Given exercise >> Quote, without change, all of the lines that follow.

Data segment >>
..............................
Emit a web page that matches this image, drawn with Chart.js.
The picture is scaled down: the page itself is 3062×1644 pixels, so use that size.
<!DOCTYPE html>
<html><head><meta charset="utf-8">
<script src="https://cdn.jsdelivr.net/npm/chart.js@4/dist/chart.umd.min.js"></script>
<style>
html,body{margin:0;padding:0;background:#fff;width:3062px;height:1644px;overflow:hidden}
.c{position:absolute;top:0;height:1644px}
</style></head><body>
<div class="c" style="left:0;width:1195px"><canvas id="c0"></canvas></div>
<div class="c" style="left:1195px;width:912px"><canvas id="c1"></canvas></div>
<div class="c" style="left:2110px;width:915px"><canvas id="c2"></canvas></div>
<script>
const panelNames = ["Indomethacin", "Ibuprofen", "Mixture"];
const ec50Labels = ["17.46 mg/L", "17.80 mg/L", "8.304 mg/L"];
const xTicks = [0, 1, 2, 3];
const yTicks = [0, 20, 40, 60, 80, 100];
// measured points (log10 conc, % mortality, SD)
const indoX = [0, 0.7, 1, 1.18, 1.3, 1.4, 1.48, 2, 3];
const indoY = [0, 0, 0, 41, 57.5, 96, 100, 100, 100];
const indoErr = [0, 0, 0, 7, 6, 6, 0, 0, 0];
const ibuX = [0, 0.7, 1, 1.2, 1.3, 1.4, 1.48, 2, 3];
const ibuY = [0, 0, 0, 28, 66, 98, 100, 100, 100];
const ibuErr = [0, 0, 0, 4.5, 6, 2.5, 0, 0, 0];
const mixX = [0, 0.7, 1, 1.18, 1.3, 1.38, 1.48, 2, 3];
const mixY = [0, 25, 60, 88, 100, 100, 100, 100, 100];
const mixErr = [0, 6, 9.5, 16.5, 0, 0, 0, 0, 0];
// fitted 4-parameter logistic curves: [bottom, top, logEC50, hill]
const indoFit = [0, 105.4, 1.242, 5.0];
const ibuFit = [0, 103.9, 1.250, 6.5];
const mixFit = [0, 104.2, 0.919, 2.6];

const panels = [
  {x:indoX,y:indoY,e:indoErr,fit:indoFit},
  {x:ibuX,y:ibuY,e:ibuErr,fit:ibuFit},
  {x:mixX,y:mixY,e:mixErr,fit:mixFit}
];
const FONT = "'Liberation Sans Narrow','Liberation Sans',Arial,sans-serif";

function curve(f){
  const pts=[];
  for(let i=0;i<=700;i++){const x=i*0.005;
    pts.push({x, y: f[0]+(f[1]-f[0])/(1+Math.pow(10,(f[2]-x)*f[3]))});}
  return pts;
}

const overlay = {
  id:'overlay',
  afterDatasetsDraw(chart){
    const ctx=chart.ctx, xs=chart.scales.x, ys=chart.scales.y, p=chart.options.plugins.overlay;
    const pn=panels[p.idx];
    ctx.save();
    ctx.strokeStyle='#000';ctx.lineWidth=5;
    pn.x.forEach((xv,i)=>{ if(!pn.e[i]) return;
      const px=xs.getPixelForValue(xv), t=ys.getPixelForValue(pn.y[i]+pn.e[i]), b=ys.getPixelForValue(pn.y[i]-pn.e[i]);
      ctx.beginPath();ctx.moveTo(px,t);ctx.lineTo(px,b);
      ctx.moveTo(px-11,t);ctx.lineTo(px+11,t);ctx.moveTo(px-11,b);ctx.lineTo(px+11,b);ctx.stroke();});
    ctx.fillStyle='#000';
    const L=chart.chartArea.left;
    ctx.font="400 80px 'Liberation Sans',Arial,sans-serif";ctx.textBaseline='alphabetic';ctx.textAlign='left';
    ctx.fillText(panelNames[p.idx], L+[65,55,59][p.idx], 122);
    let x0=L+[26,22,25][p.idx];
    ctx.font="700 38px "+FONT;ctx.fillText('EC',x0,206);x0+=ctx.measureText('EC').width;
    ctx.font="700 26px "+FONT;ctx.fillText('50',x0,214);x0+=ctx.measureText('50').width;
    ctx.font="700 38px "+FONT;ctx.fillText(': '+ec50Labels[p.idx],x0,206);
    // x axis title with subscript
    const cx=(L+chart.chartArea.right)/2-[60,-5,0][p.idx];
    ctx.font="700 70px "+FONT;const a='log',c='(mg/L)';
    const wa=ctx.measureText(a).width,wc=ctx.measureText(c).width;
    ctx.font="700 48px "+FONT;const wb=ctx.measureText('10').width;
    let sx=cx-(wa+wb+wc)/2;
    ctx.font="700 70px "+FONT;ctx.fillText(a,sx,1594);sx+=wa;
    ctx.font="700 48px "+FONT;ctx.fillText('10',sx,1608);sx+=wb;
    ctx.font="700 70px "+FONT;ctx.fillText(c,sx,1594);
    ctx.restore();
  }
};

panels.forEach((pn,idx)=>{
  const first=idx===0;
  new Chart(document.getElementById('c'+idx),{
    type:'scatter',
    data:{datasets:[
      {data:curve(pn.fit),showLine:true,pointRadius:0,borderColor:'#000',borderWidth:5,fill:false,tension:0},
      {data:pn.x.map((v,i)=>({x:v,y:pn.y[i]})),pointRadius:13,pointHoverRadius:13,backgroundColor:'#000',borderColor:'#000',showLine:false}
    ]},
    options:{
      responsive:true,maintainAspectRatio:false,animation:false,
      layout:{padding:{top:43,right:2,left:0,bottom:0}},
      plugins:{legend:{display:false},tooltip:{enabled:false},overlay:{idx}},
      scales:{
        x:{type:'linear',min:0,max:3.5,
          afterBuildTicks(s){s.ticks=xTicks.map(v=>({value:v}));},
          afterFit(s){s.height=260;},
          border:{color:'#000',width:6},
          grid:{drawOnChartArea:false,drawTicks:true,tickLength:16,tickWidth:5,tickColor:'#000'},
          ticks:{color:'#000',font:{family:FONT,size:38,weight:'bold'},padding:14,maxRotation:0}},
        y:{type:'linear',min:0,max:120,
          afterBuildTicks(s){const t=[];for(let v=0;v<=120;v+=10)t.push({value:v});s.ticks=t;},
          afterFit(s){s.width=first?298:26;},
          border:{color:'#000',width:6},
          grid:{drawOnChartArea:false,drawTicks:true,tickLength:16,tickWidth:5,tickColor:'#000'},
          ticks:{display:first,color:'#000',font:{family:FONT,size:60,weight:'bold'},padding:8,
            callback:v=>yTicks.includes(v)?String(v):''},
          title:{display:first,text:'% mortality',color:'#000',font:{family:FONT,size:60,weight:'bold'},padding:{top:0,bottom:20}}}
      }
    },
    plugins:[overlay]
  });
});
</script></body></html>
..............................
Output of the task >>
Emit a web page that matches this image, drawn with Chart.js.
The picture is scaled down: the page itself is 3062×1644 pixels, so use that size.
<!DOCTYPE html>
<html><head><meta charset="utf-8">
<script src="https://cdn.jsdelivr.net/npm/chart.js@4/dist/chart.umd.min.js"></script>
<style>
html,body{margin:0;padding:0;background:#fff;width:3062px;height:1644px;overflow:hidden}
.c{position:absolute;top:0;height:1644px}
</style></head><body>
<div class="c" style="left:0;width:1195px"><canvas id="c0"></canvas></div>
<div class="c" style="left:1195px;width:912px"><canvas id="c1"></canvas></div>
<div class="c" style="left:2110px;width:915px"><canvas id="c2"></canvas></div>
<script>
const panelNames = ["Indomethacin", "Ibuprofen", "Mixture"];
const ec50Labels = ["17.46 mg/L", "17.80 mg/L", "8.304 mg/L"];
const xTicks = [0, 1, 2, 3];
const yTicks = [0, 20, 40, 60, 80, 100];
// measured points (log10 conc, % mortality, SD)
const indoX = [0, 0.7, 1, 1.18, 1.3, 1.4, 1.48, 2, 3];
const indoY = [0, 0, 0, 41, 57.5, 96, 100, 100, 100];
const indoErr = [0, 0, 0, 7, 6, 6, 0, 0, 0];
const ibuX = [0, 0.7, 1, 1.2, 1.3, 1.4, 1.48, 2, 3];
const ibuY = [0, 0, 0, 28, 66, 98, 100, 100, 100];
const ibuErr = [0, 0, 0, 4.5, 6, 2.5, 0, 0, 0];
const mixX = [0, 0.7, 1, 1.18, 1.3, 1.38, 1.48, 2, 3];
const mixY = [0, 25, 60, 88, 100, 100, 100, 100, 100];
const mixErr = [0, 6, 9.5, 16.5, 0, 0, 0, 0, 0];
// fitted 4-parameter logistic curves: [bottom, top, logEC50, hill]
const indoFit = [0, 105.4, 1.242, 5.0];
const ibuFit = [0, 103.9, 1.250, 6.5];
const mixFit = [0, 104.2, 0.919, 2.6];

const panels = [
  {x:indoX,y:indoY,e:indoErr,fit:indoFit},
  {x:ibuX,y:ibuY,e:ibuErr,fit:ibuFit},
  {x:mixX,y:mixY,e:mixErr,fit:mixFit}
];
const FONT = "'Liberation Sans Narrow','Liberation Sans',Arial,sans-serif";

function curve(f){
  const pts=[];
  for(let i=0;i<=700;i++){const x=i*0.005;
    pts.push({x, y: f[0]+(f[1]-f[0])/(1+Math.pow(10,(f[2]-x)*f[3]))});}
  return pts;
}

const overlay = {
  id:'overlay',
  afterDatasetsDraw(chart){
    const ctx=chart.ctx, xs=chart.scales.x, ys=chart.scales.y, p=chart.options.plugins.overlay;
    const pn=panels[p.idx];
    ctx.save();
    ctx.strokeStyle='#000';ctx.lineWidth=5;
    pn.x.forEach((xv,i)=>{ if(!pn.e[i]) return;
      const px=xs.getPixelForValue(xv), t=ys.getPixelForValue(pn.y[i]+pn.e[i]), b=ys.getPixelForValue(pn.y[i]-pn.e[i]);
      ctx.beginPath();ctx.moveTo(px,t);ctx.lineTo(px,b);
      ctx.moveTo(px-11,t);ctx.lineTo(px+11,t);ctx.moveTo(px-11,b);ctx.lineTo(px+11,b);ctx.stroke();});
    ctx.fillStyle='#000';
    const L=chart.chartArea.left;
    ctx.font="400 80px 'Liberation Sans',Arial,sans-serif";ctx.textBaseline='alphabetic';ctx.textAlign='left';
    ctx.fillText(panelNames[p.idx], L+[65,55,59][p.idx], 122);
    let x0=L+[26,22,25][p.idx];
    ctx.font="700 38px "+FONT;ctx.fillText('EC',x0,206);x0+=ctx.measureText('EC').width;
    ctx.font="700 26px "+FONT;ctx.fillText('50',x0,214);x0+=ctx.measureText('50').width;
    ctx.font="700 38px "+FONT;ctx.fillText(': '+ec50Labels[p.idx],x0,206);
    // x axis title with subscript
    const cx=(L+chart.chartArea.right)/2-[60,-5,0][p.idx];
    ctx.font="700 70px "+FONT;const a='log',c='(mg/L)';
    const wa=ctx.measureText(a).width,wc=ctx.measureText(c).width;
    ctx.font="700 48px "+FONT;const wb=ctx.measureText('10').width;
    let sx=cx-(wa+wb+wc)/2;
    ctx.font="700 70px "+FONT;ctx.fillText(a,sx,1594);sx+=wa;
    ctx.font="700 48px "+FONT;ctx.fillText('10',sx,1608);sx+=wb;
    ctx.font="700 70px "+FONT;ctx.fillText(c,sx,1594);
    ctx.restore();
  }
};

panels.forEach((pn,idx)=>{
  const first=idx===0;
  new Chart(document.getElementById('c'+idx),{
    type:'scatter',
    data:{datasets:[
      {data:curve(pn.fit),showLine:true,pointRadius:0,borderColor:'#000',borderWidth:5,fill:false,tension:0},
      {data:pn.x.map((v,i)=>({x:v,y:pn.y[i]})),pointRadius:13,pointHoverRadius:13,backgroundColor:'#000',borderColor:'#000',showLine:false}
    ]},
    options:{
      responsive:true,maintainAspectRatio:false,animation:false,
      layout:{padding:{top:43,right:2,left:0,bottom:0}},
      plugins:{legend:{display:false},tooltip:{enabled:false},overlay:{idx}},
      scales:{
        x:{type:'linear',min:0,max:3.5,
          afterBuildTicks(s){s.ticks=xTicks.map(v=>({value:v}));},
          afterFit(s){s.height=260;},
          border:{color:'#000',width:6},
          grid:{drawOnChartArea:false,drawTicks:true,tickLength:16,tickWidth:5,tickColor:'#000'},
          ticks:{color:'#000',font:{family:FONT,size:38,weight:'bold'},padding:14,maxRotation:0}},
        y:{type:'linear',min:0,max:120,
          afterBuildTicks(s){const t=[];for(let v=0;v<=120;v+=10)t.push({value:v});s.ticks=t;},
          afterFit(s){s.width=first?298:26;},
          border:{color:'#000',width:6},
          grid:{drawOnChartArea:false,drawTicks:true,tickLength:16,tickWidth:5,tickColor:'#000'},
          ticks:{display:first,color:'#000',font:{family:FONT,size:60,weight:'bold'},padding:8,
            callback:v=>yTicks.includes(v)?String(v):''},
          title:{display:first,text:'% mortality',color:'#000',font:{family:FONT,size:60,weight:'bold'},padding:{top:0,bottom:20}}}
      }
    },
    plugins:[overlay]
  });
});
</script></body></html>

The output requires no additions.